Operation Admiral takes in at least 16 European countries, along with 3rd countries
PJ police have taken part today in a massive pan-European crackdown on suspicions of corruption, fiscal fraud and money laundering in at least 16 countries, as well as 3rd countries.
Here, 14 people have been arrested, along with the judicial seizure of 600 bank accounts, 50 vehicles, 47 properties and sundry goods and cash.
Roughly 100 searches, of homes and offices, were undertaken in the municipalities of Porto, Matosinhos, Vila Nova de Gaia, Braga, Guimarães, Vila do Conde, Póvoa de Varzim, Coimbra, Figueira da Foz, Lisbon, Corroios, Vila Franca de Xira, Sintra and Funchal, while elsewhere similar operations took place in Germany, France, Italy, Spain, Belgium, the Netherlands, Luxembourg, the Czech Republic, Hungary, Greece, Romania, Slovakia, Austria, Lithuania, and Cyprus.
In all countries, people were arrested and property/ vehicles/ IT material/ documentation and cash seized.
According to a statement by the PJ, at issue are “fraudulent transactions superior to €2.2 billion”.
The 14 arrested in Portugal are under suspicion of the practice of “crimes of criminal association, fiscal fraud and money laundering”, said the statement.
“The criminal activity was based on the successive formation of a complex chain of companies, most of them with the social purpose of selling computer equipment on online platforms, which actually operated by performing necessary acts to profit from the amounts of IVA (VAT) received from the sale of these products to end customers, in a typical scheme of Missing Trader Intra-Community (MTIC) Fraud, which damages the coffers of the European Union,” the statement continues.
Operation Admiral, as this probe is called, goes back well over a year.
According to noticiasaominuto online Coimbra tax inspectors began investigating a company selling cell phones, tablets, headsets and other electronic devices, for suspected VAT fraud in April 2021. They then communicated the situation to the European Public Prosecutor – and then, slowly but surely “links between the suspect company in Portugal and about 9000 other legal entities and more than 600 individuals located in different countries” were established.
Eighteen months after receiving the initial report, the European Public Prosecutor’s Office (EPPO) has been able to expose “what is believed to be the largest IVA carousel fraud ever investigated in the EU.”
Criminal activities are believed to be spread across the European Prosecution Office’s 22 member states, says noticiasaominuto, identifying “Hungary, Ireland, Sweden and Poland, along with third countries including Albania, China, Mauritius, Serbia, Singapore, Switzerland, Turkey, the United Arab Emirates, the United Kingdom and the United States”.
In addition to the size of the losses, what highlights this fraud, according to the Prosecutor’s Office, “is the extraordinary complexity of the chain of companies
“From companies acting as seemingly clean suppliers of electronic devices and claiming VAT refunds from national tax authorities while selling these devices online to individual customers – and subsequently channeling the proceeds of these sales abroad before disappearing – to companies that launder the proceeds of this criminal activity”.
These activities would not have been possible “without the involvement of several highly skilled organized crime groups, each of which has specific roles in the overall scheme.
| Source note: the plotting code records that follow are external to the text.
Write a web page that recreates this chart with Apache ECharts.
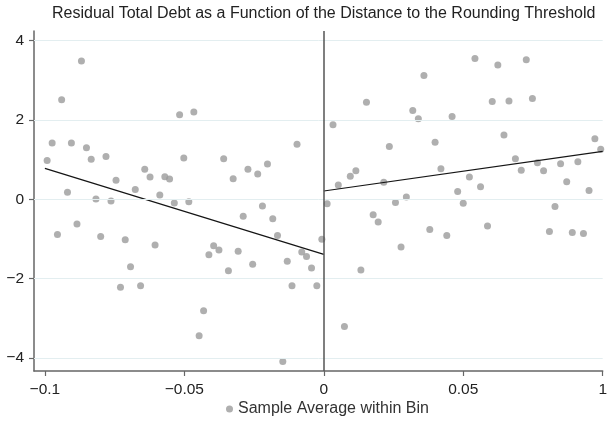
<!DOCTYPE html>
<html><head><meta charset="utf-8">
<script src="https://cdn.jsdelivr.net/npm/echarts@6/dist/echarts.min.js"></script>
<style>html,body{margin:0;padding:0;background:#fff}#c{width:610px;height:430px}</style>
</head><body><div id="c"></div>
<script>
const titleText = "Residual Total Debt as a Function of the Distance to the Rounding Threshold";
const legendName = "Sample Average within Bin";

const leftX = [-0.0992,-0.0974,-0.0955,-0.0940,-0.0919,-0.0905,-0.0885,-0.0869,-0.0851,-0.0834,
  -0.0817,-0.0800,-0.0781,-0.0763,-0.0745,-0.0729,-0.0712,-0.0693,-0.0676,-0.0657,
  -0.0642,-0.0623,-0.0605,-0.0588,-0.0570,-0.0553,-0.0536,-0.0517,-0.0502,-0.0484,
  -0.0466,-0.0447,-0.0431,-0.0412,-0.0395,-0.0376,-0.0359,-0.0342,-0.0325,-0.0307,
  -0.0289,-0.0272,-0.0255,-0.0237,-0.0220,-0.0202,-0.0183,-0.0166,-0.0147,-0.0131,
  -0.0114,-0.0096,-0.0079,-0.0062,-0.0044,-0.0025,-0.0007];
const leftY = [0.98,1.42,-0.89,2.51,0.18,1.42,-0.62,3.49,1.30,1.01,
  0.01,-0.94,1.08,-0.04,0.48,-2.22,-1.02,-1.70,0.25,-2.18,
  0.76,0.56,-1.15,0.11,0.57,0.51,-0.09,2.13,1.04,-0.06,
  2.20,-3.44,-2.81,-1.40,-1.17,-1.28,1.02,-1.80,0.52,-1.31,
  -0.43,0.76,-1.64,0.64,-0.17,0.89,-0.49,-0.91,-4.09,-1.56,
  -2.18,1.39,-1.33,-1.44,-1.73,-2.18,-1.01];

const rightX = [0.0012,0.0033,0.0052,0.0074,0.0095,0.0115,0.0133,0.0153,0.0177,0.0195,
  0.0215,0.0235,0.0257,0.0277,0.0296,0.0319,0.0339,0.0359,0.0380,0.0399,
  0.0420,0.0441,0.0460,0.0480,0.0500,0.0522,0.0542,0.0562,0.0587,0.0604,
  0.0624,0.0646,0.0664,0.0687,0.0708,0.0726,0.0748,0.0766,0.0788,0.0809,
  0.0829,0.0849,0.0871,0.0891,0.0911,0.0931,0.0951,0.0972,0.0993];
const rightY = [-0.11,1.88,0.36,-3.21,0.58,0.72,-1.78,2.45,-0.39,-0.57,
  0.43,1.33,-0.08,-1.20,0.06,2.24,2.03,3.12,-0.76,1.44,
  0.77,-0.91,2.09,0.20,-0.10,0.56,3.55,0.32,-0.67,2.47,
  3.39,1.62,2.48,1.02,0.73,3.52,2.54,0.92,0.72,-0.81,
  -0.18,0.90,0.44,-0.84,0.95,-0.86,0.22,1.53,1.26];

const fitLeftX = [-0.1, 0];
const fitLeftY = [0.78, -1.39];
const fitRightX = [0, 0.1];
const fitRightY = [0.21, 1.21];

const xTicks = [-0.1, -0.05, 0, 0.05, 0.1];
const xTickLabels = ["\u22120.1", "\u22120.05", "0", "0.05", "1"];
const yTicks = [-4, -2, 0, 2, 4];
const yTickLabels = ["\u22124", "\u22122", "0", "2", "4"];

const FONT = "'Liberation Sans', Arial, Helvetica, sans-serif";
const pts = leftX.map((x, i) => [x, leftY[i]]).concat(rightX.map((x, i) => [x, rightY[i]]));
const zip = (a, b) => a.map((v, i) => [v, b[i]]);

const gridLines = yTicks.map(v => ({ yAxis: v, lineStyle: { color: '#e3eef0', width: 1, type: 'solid' } }));
gridLines.push({ xAxis: 0, lineStyle: { color: '#555', width: 1.5, type: 'solid' } });

const chart = echarts.init(document.getElementById('c'), null, { renderer: 'canvas' });
chart.setOption({
  animation: false,
  backgroundColor: '#fff',
  title: {
    text: titleText, left: 47, top: 1,
    textStyle: { fontFamily: FONT, fontSize: 16, fontWeight: 'normal', color: '#222' }
  },
  legend: {
    data: [legendName], bottom: 8, left: 221,
    icon: 'circle', itemWidth: 7, itemHeight: 7, itemGap: 6,
    textStyle: { fontFamily: FONT, fontSize: 16, color: '#333' }
  },
  grid: { left: 34, right: 3, top: 31, bottom: 59 },
  xAxis: {
    type: 'value', min: -0.10391, max: 0.1,
    splitLine: { show: false },
    axisLine: { show: true, onZero: false, lineStyle: { color: '#666', width: 1.5 } },
    axisTick: { show: true, length: 5, lineStyle: { color: '#666', width: 1.2 }, customValues: xTicks },
    axisLabel: {
      customValues: xTicks, margin: 11, fontFamily: FONT, fontSize: 15.5, color: '#222',
      formatter: v => { const i = xTicks.findIndex(t => Math.abs(t - v) < 1e-9); return i >= 0 ? xTickLabels[i] : ''; }
    }
  },
  yAxis: {
    type: 'value', min: -4.33, max: 4.245,
    splitLine: { show: false },
    axisLine: { show: true, onZero: false, lineStyle: { color: '#666', width: 1.5 } },
    axisTick: { show: true, length: 5, lineStyle: { color: '#666', width: 1.2 }, customValues: yTicks },
    axisLabel: {
      customValues: yTicks, margin: 10, fontFamily: FONT, fontSize: 15.5, color: '#222',
      formatter: v => { const i = yTicks.findIndex(t => Math.abs(t - v) < 1e-9); return i >= 0 ? yTickLabels[i] : ''; }
    }
  },
  series: [
    {
      name: 'ref', type: 'line', data: [], z: 1, silent: true,
      markLine: { silent: true, symbol: ['none', 'none'], label: { show: false }, data: gridLines, animation: false }
    },
    {
      name: legendName, type: 'scatter', data: pts, z: 3,
      symbol: 'circle', symbolSize: 7,
      itemStyle: { color: '#9b9b9b' }
    },
    {
      name: 'fitL', type: 'line', data: zip(fitLeftX, fitLeftY), z: 4,
      symbol: 'none', lineStyle: { color: '#151515', width: 1.2 }
    },
    {
      name: 'fitR', type: 'line', data: zip(fitRightX, fitRightY), z: 4,
      symbol: 'none', lineStyle: { color: '#151515', width: 1.2 }
    }
  ]
});
</script>
</body></html>
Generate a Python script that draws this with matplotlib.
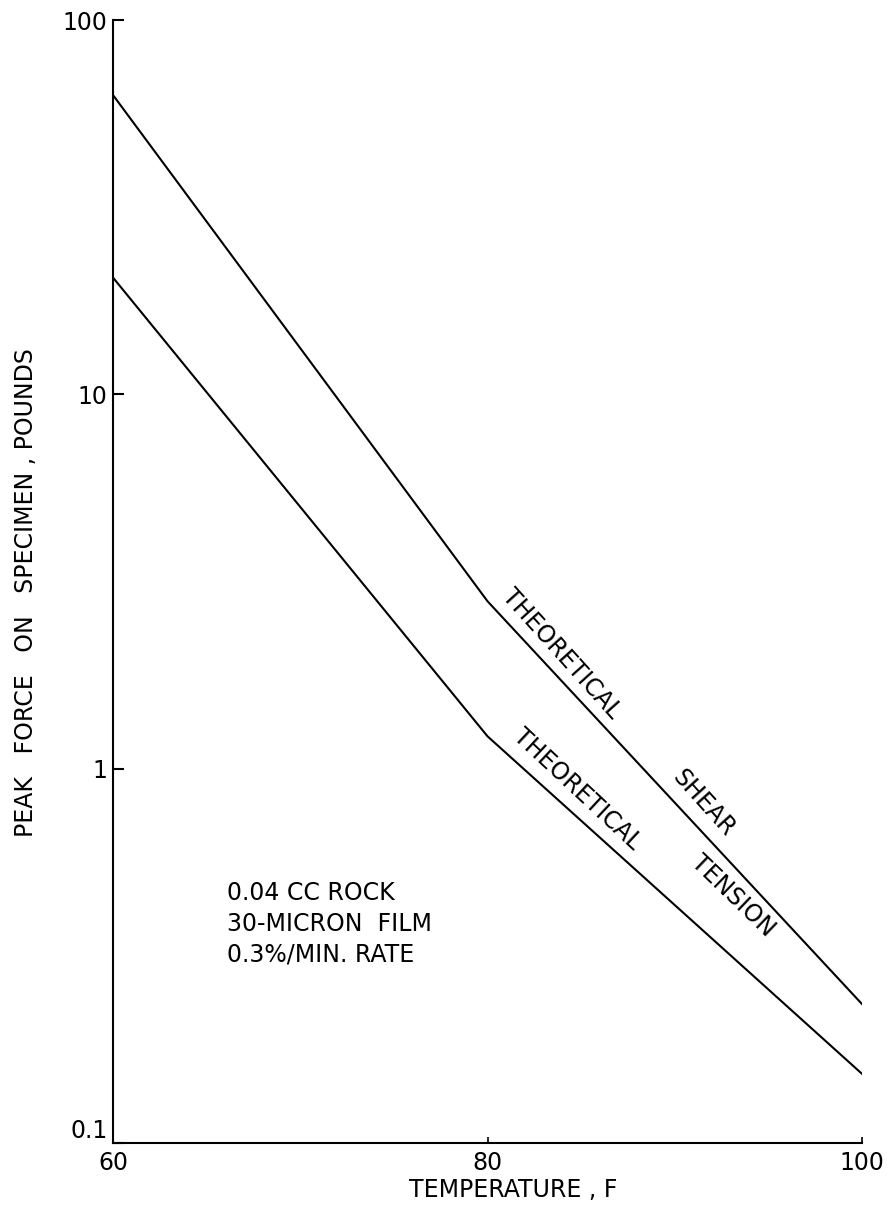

Working transnationally, almost with an industrial logic, they have been avoiding detection for year”, explains the EPPO.
More of Operation Admiral will appear as the courts begin questioning of suspects which now has to take place, before bail conditions are set.
In Luxembourg, European Chief Prosecutor Laura Kövesi has told Euronews that this kind of fraud is the most profitable crime in the bloc. It is estimated to cost EU states €50 billion annually in tax losses.
“Operation Admiral is a clear demonstration of the advantages of a transnational prosecution office,” she said. “When it comes to VAT fraud, from a national perspective, the damages can be assessed as relatively small or non-existent, or even remain undetected. You need a helicopter view, to see the whole picture.”